» **Extracted material**:
======

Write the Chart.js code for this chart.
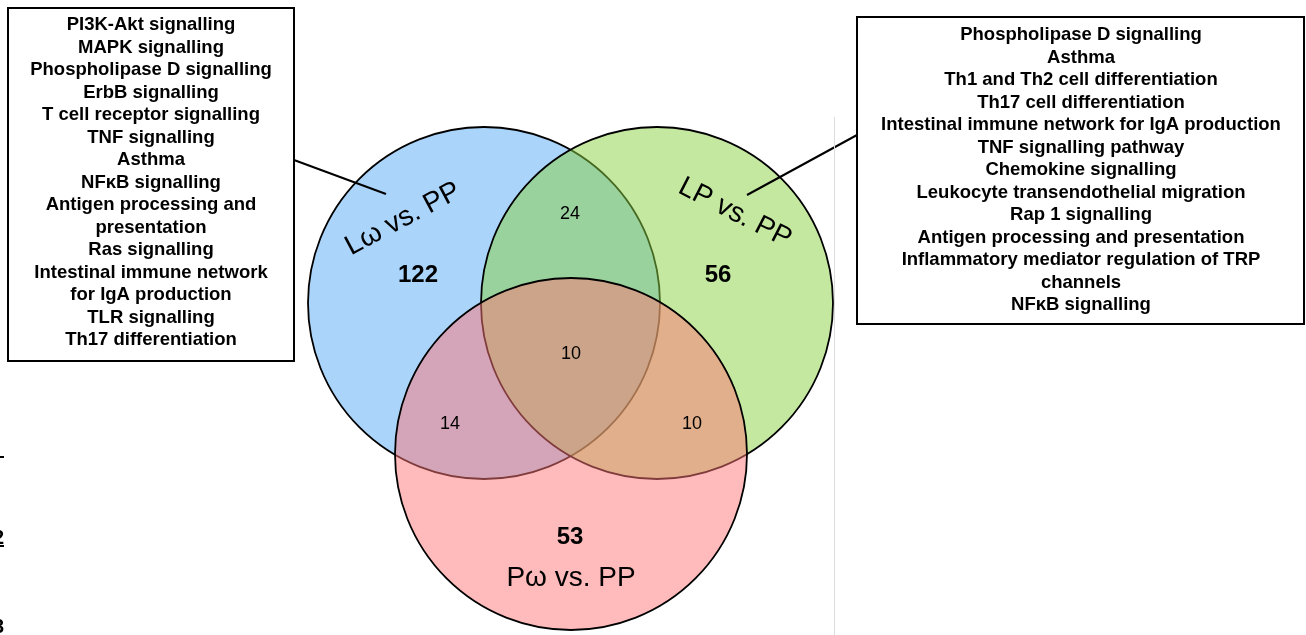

======

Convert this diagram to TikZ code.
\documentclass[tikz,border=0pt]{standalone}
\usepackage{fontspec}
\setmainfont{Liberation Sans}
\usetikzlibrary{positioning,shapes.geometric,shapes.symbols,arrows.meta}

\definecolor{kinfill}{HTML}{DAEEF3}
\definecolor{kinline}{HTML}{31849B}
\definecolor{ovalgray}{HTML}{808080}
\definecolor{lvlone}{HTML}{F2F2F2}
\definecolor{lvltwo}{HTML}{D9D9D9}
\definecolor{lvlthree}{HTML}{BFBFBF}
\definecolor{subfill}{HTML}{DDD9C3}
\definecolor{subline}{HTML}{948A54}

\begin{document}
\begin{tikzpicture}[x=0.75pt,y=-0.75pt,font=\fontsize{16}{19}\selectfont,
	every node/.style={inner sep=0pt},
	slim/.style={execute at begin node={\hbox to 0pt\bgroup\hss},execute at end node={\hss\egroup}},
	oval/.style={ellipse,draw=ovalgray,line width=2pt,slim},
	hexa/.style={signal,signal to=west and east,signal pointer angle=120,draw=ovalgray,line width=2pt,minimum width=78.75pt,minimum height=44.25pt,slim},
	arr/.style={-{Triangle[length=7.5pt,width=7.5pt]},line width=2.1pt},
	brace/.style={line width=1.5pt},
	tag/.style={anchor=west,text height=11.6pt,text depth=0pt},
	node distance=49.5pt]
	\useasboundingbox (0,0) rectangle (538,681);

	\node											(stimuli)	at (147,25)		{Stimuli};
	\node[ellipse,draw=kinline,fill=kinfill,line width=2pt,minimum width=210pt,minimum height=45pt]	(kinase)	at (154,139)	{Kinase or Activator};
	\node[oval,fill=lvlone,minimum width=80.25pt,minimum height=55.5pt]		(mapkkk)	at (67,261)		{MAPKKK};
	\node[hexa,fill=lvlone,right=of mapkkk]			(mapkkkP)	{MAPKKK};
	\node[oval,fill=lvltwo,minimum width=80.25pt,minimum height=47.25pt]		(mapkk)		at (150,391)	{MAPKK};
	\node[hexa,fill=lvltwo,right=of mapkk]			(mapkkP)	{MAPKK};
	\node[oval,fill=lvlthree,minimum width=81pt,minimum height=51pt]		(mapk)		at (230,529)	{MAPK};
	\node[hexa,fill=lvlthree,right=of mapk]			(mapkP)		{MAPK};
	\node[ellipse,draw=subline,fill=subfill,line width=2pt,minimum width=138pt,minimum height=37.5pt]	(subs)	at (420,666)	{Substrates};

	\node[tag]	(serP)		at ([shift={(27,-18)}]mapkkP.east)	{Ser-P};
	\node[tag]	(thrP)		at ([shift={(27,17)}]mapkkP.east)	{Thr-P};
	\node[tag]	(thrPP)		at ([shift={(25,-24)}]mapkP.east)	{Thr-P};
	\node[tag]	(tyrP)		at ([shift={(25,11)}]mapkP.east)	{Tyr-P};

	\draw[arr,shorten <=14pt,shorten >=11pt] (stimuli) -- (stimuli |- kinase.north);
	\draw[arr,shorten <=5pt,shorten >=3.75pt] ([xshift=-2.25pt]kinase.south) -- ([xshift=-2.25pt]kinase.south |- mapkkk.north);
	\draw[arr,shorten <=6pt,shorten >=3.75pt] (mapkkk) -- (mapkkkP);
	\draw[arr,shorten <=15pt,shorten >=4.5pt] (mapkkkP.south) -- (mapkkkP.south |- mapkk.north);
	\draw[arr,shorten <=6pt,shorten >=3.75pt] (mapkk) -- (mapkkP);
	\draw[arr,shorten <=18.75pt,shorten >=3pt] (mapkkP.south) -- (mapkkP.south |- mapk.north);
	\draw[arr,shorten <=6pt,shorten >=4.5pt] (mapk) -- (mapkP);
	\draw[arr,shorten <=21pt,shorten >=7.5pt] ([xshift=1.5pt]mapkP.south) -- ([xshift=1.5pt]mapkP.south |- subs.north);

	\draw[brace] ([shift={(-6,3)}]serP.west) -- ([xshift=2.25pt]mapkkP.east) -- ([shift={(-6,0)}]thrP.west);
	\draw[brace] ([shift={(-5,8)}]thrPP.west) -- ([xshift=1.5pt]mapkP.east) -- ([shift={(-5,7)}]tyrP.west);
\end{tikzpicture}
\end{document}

======

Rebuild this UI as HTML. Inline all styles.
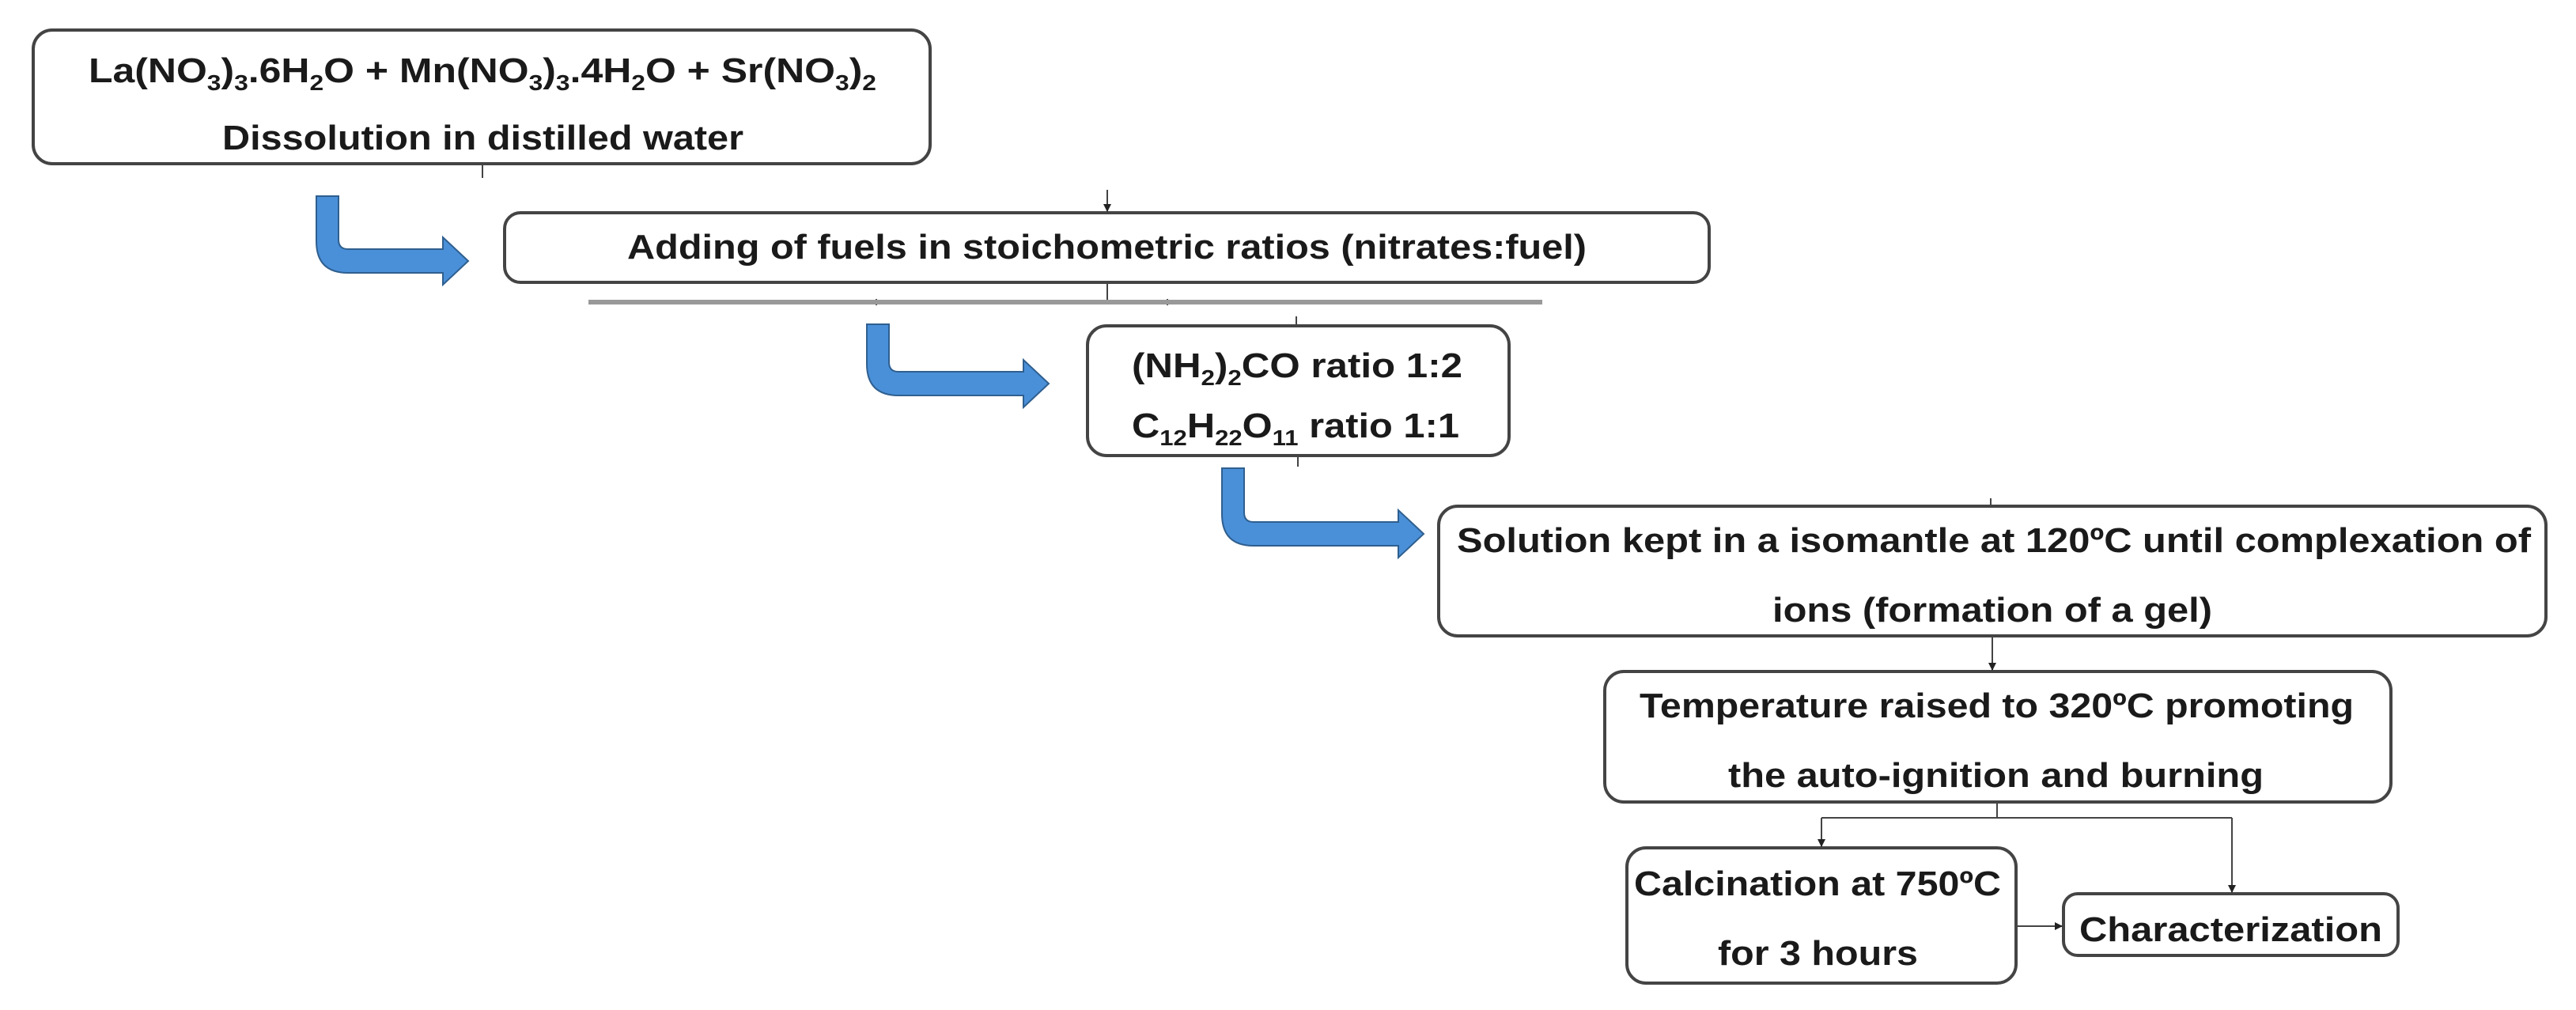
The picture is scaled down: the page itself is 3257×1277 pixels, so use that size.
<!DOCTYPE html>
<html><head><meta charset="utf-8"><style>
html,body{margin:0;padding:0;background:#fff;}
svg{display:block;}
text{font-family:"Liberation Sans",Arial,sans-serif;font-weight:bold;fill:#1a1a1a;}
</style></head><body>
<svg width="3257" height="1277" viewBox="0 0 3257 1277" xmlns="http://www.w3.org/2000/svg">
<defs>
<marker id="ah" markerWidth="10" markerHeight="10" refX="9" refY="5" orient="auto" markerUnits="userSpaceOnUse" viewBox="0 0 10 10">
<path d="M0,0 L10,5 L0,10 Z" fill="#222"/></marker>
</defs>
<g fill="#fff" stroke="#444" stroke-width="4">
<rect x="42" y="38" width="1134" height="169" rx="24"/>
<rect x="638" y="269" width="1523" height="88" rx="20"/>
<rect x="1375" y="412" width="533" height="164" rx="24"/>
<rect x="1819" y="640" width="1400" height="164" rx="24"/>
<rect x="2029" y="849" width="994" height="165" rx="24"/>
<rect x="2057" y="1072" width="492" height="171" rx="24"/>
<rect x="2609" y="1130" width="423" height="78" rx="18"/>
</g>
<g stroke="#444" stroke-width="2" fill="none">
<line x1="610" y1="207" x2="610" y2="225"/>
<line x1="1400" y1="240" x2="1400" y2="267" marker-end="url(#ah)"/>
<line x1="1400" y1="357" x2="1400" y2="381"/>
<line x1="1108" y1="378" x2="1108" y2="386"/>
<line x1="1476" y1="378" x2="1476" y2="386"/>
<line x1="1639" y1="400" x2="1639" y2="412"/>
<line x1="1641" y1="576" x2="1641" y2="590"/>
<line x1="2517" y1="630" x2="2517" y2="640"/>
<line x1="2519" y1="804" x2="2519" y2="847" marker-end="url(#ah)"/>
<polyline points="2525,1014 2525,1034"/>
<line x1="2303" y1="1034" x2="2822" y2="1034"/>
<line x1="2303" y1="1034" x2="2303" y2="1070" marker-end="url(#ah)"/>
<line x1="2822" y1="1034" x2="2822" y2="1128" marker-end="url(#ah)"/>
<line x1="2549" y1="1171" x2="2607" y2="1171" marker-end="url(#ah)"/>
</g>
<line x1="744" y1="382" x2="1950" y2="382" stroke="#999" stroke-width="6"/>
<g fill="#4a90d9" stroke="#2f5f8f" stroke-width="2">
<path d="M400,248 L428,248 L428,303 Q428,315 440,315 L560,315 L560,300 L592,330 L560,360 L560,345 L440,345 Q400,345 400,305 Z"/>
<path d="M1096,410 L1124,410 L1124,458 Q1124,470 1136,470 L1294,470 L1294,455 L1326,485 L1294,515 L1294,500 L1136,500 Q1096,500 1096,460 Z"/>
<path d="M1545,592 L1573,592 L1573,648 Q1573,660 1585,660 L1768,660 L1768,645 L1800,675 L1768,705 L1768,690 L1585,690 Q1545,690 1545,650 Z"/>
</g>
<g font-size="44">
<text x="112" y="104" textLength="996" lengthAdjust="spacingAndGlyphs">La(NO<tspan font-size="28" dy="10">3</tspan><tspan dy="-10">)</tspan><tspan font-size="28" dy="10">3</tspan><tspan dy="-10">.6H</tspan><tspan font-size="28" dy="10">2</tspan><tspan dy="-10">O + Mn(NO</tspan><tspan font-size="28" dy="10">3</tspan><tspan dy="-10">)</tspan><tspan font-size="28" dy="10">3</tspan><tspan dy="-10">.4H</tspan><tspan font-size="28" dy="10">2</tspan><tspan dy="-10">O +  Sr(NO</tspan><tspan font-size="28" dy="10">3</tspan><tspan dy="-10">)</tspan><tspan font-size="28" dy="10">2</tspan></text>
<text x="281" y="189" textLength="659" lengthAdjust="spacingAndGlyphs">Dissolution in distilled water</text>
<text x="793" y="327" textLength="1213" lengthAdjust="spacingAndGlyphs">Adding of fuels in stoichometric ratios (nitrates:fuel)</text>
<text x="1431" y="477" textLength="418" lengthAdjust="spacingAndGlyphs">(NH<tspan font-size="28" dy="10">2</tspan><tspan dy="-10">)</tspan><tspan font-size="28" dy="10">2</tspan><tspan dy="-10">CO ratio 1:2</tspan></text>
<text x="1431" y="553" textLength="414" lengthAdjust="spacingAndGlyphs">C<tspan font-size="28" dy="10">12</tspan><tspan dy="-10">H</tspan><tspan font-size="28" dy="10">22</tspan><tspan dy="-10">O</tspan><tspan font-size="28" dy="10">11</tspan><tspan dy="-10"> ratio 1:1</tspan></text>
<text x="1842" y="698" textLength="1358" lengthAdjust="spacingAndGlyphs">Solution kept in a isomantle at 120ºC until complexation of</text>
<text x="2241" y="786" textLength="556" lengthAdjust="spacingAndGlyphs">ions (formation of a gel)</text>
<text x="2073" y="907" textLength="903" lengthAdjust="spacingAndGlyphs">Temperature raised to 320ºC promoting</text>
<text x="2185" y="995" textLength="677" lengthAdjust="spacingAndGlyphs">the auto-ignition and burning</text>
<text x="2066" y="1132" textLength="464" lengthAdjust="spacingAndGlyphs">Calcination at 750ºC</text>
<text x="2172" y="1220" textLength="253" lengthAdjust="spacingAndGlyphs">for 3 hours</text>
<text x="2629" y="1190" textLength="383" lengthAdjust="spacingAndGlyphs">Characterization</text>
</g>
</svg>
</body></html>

======

» **Task to carry out**:
The lines to transcribe begin at the line with "Convert this diagram to TikZ code." and end at the line with "(0,0) rectangle (538,681);"; copy them exactly, both ends included.

» **Complete response**:
Convert this diagram to TikZ code.
\documentclass[tikz,border=0pt]{standalone}
\usepackage{fontspec}
\setmainfont{Liberation Sans}
\usetikzlibrary{positioning,shapes.geometric,shapes.symbols,arrows.meta}

\definecolor{kinfill}{HTML}{DAEEF3}
\definecolor{kinline}{HTML}{31849B}
\definecolor{ovalgray}{HTML}{808080}
\definecolor{lvlone}{HTML}{F2F2F2}
\definecolor{lvltwo}{HTML}{D9D9D9}
\definecolor{lvlthree}{HTML}{BFBFBF}
\definecolor{subfill}{HTML}{DDD9C3}
\definecolor{subline}{HTML}{948A54}

\begin{document}
\begin{tikzpicture}[x=0.75pt,y=-0.75pt,font=\fontsize{16}{19}\selectfont,
	every node/.style={inner sep=0pt},
	slim/.style={execute at begin node={\hbox to 0pt\bgroup\hss},execute at end node={\hss\egroup}},
	oval/.style={ellipse,draw=ovalgray,line width=2pt,slim},
	hexa/.style={signal,signal to=west and east,signal pointer angle=120,draw=ovalgray,line width=2pt,minimum width=78.75pt,minimum height=44.25pt,slim},
	arr/.style={-{Triangle[length=7.5pt,width=7.5pt]},line width=2.1pt},
	brace/.style={line width=1.5pt},
	tag/.style={anchor=west,text height=11.6pt,text depth=0pt},
	node distance=49.5pt]
	\useasboundingbox (0,0) rectangle (538,681);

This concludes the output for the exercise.